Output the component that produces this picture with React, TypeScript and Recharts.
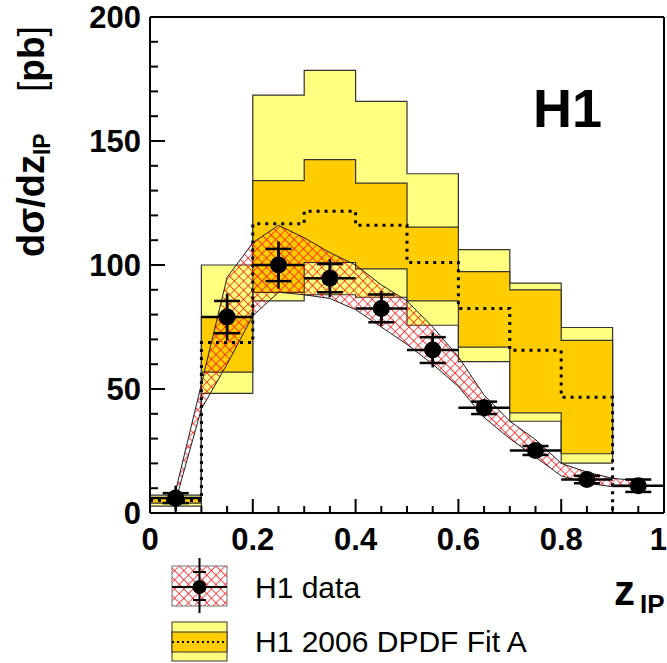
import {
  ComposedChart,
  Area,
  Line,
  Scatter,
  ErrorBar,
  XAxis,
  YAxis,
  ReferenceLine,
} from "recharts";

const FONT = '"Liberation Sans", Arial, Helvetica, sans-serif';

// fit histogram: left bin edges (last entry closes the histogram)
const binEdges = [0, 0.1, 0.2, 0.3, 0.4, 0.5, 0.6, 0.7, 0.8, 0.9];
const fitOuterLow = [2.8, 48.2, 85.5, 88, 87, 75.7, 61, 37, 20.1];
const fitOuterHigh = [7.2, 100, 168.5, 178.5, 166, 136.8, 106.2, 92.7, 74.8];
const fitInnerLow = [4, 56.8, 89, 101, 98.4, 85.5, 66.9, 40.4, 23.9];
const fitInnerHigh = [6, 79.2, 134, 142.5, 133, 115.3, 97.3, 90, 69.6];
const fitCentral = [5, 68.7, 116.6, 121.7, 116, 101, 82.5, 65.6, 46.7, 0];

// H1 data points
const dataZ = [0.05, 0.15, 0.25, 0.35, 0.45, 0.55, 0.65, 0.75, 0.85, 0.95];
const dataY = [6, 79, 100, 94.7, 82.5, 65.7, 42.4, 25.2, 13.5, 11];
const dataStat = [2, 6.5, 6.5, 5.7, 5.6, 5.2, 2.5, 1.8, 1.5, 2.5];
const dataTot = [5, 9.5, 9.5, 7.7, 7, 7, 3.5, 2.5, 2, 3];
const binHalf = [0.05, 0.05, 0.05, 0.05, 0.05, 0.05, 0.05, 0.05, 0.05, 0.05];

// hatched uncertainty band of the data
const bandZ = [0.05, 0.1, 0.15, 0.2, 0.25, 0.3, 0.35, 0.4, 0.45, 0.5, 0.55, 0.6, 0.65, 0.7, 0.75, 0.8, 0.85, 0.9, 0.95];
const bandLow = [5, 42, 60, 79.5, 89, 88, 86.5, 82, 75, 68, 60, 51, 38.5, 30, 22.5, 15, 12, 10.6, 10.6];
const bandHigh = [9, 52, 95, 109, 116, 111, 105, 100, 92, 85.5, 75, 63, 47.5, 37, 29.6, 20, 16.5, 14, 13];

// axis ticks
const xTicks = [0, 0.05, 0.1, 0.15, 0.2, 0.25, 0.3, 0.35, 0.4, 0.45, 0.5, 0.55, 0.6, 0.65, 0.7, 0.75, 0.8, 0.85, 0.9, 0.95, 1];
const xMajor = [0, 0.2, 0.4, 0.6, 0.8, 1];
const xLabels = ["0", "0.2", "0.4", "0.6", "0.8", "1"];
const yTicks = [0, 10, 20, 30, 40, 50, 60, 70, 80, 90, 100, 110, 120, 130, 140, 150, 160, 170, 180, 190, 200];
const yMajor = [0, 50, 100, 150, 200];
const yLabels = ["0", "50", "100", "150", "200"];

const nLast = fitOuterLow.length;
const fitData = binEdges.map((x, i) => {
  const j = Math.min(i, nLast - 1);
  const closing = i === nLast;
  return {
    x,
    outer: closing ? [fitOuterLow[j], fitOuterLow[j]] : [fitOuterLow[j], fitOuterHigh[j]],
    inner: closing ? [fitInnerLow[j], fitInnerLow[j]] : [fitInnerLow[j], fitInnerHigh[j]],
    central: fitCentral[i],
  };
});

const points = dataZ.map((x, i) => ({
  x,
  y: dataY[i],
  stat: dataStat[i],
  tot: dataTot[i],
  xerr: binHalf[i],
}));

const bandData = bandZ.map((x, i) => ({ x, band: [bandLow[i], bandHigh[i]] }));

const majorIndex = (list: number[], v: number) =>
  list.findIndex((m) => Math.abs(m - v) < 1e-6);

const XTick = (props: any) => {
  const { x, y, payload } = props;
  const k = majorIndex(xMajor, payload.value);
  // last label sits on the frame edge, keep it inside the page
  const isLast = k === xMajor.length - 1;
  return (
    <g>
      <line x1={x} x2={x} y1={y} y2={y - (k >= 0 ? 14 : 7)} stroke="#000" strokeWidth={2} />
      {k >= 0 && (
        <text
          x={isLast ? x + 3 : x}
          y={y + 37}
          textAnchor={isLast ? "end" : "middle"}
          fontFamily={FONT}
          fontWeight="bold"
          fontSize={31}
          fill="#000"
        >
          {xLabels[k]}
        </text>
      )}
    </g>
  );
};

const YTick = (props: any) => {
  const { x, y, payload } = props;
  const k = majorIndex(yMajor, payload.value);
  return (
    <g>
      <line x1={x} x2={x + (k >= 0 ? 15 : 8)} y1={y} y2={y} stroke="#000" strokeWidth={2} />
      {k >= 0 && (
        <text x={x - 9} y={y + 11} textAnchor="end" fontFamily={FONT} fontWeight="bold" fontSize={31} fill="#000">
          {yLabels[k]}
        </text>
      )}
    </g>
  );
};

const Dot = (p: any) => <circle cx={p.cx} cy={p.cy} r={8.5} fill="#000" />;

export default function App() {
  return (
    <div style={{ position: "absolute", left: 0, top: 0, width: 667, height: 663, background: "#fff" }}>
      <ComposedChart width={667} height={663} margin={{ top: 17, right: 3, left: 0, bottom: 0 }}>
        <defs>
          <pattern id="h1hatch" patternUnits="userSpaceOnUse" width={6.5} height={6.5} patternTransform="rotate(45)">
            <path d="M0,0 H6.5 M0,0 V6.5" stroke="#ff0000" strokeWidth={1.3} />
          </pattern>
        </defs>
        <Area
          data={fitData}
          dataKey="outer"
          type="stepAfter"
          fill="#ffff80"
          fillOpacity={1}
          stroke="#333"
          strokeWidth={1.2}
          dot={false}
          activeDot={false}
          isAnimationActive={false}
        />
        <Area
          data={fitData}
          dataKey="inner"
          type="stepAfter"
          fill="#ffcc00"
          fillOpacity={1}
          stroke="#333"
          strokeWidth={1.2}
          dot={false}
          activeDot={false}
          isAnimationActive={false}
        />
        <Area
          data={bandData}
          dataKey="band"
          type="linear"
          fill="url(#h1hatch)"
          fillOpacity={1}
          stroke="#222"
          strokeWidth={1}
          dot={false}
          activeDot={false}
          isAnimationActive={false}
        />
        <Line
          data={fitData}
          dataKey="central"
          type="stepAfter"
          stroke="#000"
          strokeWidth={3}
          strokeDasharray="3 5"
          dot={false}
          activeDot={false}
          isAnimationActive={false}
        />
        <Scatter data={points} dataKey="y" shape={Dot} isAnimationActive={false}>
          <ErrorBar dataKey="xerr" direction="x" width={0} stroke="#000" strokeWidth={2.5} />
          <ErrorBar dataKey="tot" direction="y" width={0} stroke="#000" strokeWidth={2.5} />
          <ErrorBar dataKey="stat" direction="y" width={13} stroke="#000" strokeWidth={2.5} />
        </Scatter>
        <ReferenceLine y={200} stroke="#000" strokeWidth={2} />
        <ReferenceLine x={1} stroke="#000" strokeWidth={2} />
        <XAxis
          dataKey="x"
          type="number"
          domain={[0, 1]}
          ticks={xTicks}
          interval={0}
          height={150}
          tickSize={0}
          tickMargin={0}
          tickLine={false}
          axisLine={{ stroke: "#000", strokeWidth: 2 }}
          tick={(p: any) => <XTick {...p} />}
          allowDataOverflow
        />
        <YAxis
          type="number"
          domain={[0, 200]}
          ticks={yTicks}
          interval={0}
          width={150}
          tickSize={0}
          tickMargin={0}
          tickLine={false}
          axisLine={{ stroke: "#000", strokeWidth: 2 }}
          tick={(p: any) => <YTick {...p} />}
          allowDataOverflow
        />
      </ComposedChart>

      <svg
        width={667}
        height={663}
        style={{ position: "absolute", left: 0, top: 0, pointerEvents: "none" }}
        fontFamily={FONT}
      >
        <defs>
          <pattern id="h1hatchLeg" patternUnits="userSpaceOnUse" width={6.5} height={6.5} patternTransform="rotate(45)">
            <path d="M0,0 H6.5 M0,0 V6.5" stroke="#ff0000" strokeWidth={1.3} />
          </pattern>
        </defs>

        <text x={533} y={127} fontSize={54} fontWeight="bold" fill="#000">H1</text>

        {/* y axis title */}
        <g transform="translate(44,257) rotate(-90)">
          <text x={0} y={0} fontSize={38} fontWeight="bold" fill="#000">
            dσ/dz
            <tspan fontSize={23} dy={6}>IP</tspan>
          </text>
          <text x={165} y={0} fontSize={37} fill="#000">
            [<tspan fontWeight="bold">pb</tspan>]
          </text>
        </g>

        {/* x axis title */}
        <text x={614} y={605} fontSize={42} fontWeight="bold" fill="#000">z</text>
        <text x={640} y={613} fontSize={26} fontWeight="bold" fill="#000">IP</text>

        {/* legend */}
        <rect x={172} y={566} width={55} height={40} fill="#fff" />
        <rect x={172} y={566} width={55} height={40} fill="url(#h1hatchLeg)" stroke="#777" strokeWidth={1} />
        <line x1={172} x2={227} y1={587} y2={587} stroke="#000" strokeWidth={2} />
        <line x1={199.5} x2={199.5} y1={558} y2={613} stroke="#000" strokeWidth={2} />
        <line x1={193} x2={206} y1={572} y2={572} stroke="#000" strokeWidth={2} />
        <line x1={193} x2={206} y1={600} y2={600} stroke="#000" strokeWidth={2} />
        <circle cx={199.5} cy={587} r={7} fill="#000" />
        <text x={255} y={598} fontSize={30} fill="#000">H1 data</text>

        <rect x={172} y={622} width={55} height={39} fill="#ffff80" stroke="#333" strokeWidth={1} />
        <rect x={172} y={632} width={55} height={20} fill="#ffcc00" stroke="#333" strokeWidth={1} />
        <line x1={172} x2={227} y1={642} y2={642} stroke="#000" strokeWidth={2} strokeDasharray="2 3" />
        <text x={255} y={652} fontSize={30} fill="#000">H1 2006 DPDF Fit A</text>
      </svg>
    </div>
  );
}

******

(THE EXERCISE): From the first line above down to the line with "65.6, 46.7, 0];", reproduce every line and no others, omitting pictures.

(RESULT FOR THIS TASK):
Output the component that produces this picture with React, TypeScript and Recharts.
import {
  ComposedChart,
  Area,
  Line,
  Scatter,
  ErrorBar,
  XAxis,
  YAxis,
  ReferenceLine,
} from "recharts";

const FONT = '"Liberation Sans", Arial, Helvetica, sans-serif';

// fit histogram: left bin edges (last entry closes the histogram)
const binEdges = [0, 0.1, 0.2, 0.3, 0.4, 0.5, 0.6, 0.7, 0.8, 0.9];
const fitOuterLow = [2.8, 48.2, 85.5, 88, 87, 75.7, 61, 37, 20.1];
const fitOuterHigh = [7.2, 100, 168.5, 178.5, 166, 136.8, 106.2, 92.7, 74.8];
const fitInnerLow = [4, 56.8, 89, 101, 98.4, 85.5, 66.9, 40.4, 23.9];
const fitInnerHigh = [6, 79.2, 134, 142.5, 133, 115.3, 97.3, 90, 69.6];
const fitCentral = [5, 68.7, 116.6, 121.7, 116, 101, 82.5, 65.6, 46.7, 0];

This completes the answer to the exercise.